Pudo ser un exceso. Pero sin la prevención de las dos terceras partes la demolición institucional que de manera casi febril ha pretendido realizar el presidente López Obrador, de manera especial a partir de la segunda mitad del 2021, se habría realizado sin contrapesos ni frenos. Para poner ejemplos, la destrucción del INE y del TEPJF habría sido aprobada, habrían desaparecido la mayoría de los organismos autónomos, o bien sus órganos de dirección habrían sido tomados para ponerlos al servicio de Palacio Nacional, como ha ocurrido con la CNDH y la militarización sería aún más extendida.
Sin la regla de las dos terceras partes, ya habrían borrado de un plumazo la independencia de la Suprema Corte de Justicia, destituido a la mayoría de las y los ministros y convertido al Poder Judicial de la Federación en apéndice del Supremo Poder Ejecutivo de la Unión. Morena y sus aliados habrían colocado en los consejos directivos de los organismos autónomos a personeros al servicio de la 4T, quizá muchos de ellos provenientes de la ayudantía presidencial, o sea, sus guardaespaldas.
Tratándose de nombramientos, salvo excepciones (Ministros de la Corte y consejeros del INE) la regla de las dos terceras partes adolece de un defecto: la Constitución no prevé medidas para evitar que la mayoría, aunque no cuente con los votos para imponer nombramientos, puede bloquearlos y dañar intencionalmente a instituciones del Estado, como ha ocurrido con los comisionados del INAI, magistrados electorales regionales y locales. Y está a punto de ocurrir con las próximas dos vacantes de la Sala Superior del TEPJF.

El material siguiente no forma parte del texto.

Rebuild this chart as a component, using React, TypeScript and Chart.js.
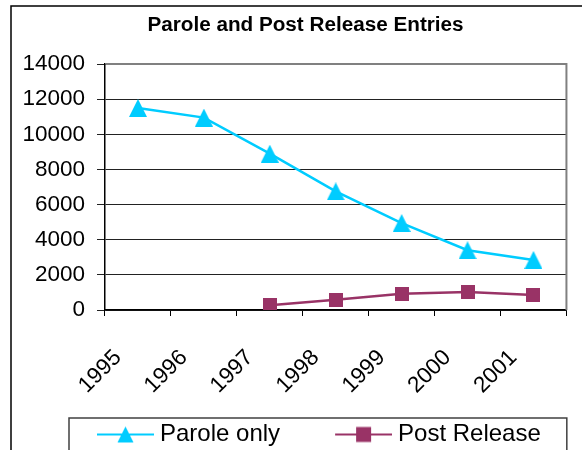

Darle a Morena y aliados en 2024 la mayoría de dos terceras partes que pide a diario el inquilino de Palacio sería como firmarle un cheque en blanco para que haga de México y sus instituciones lo que sus delirios, humores y rencores le dictan. Como decía mi abuela: “Dios nos libre”.
Posdata. Ante la tragedia, solidaridad nacional con los acapulqueños.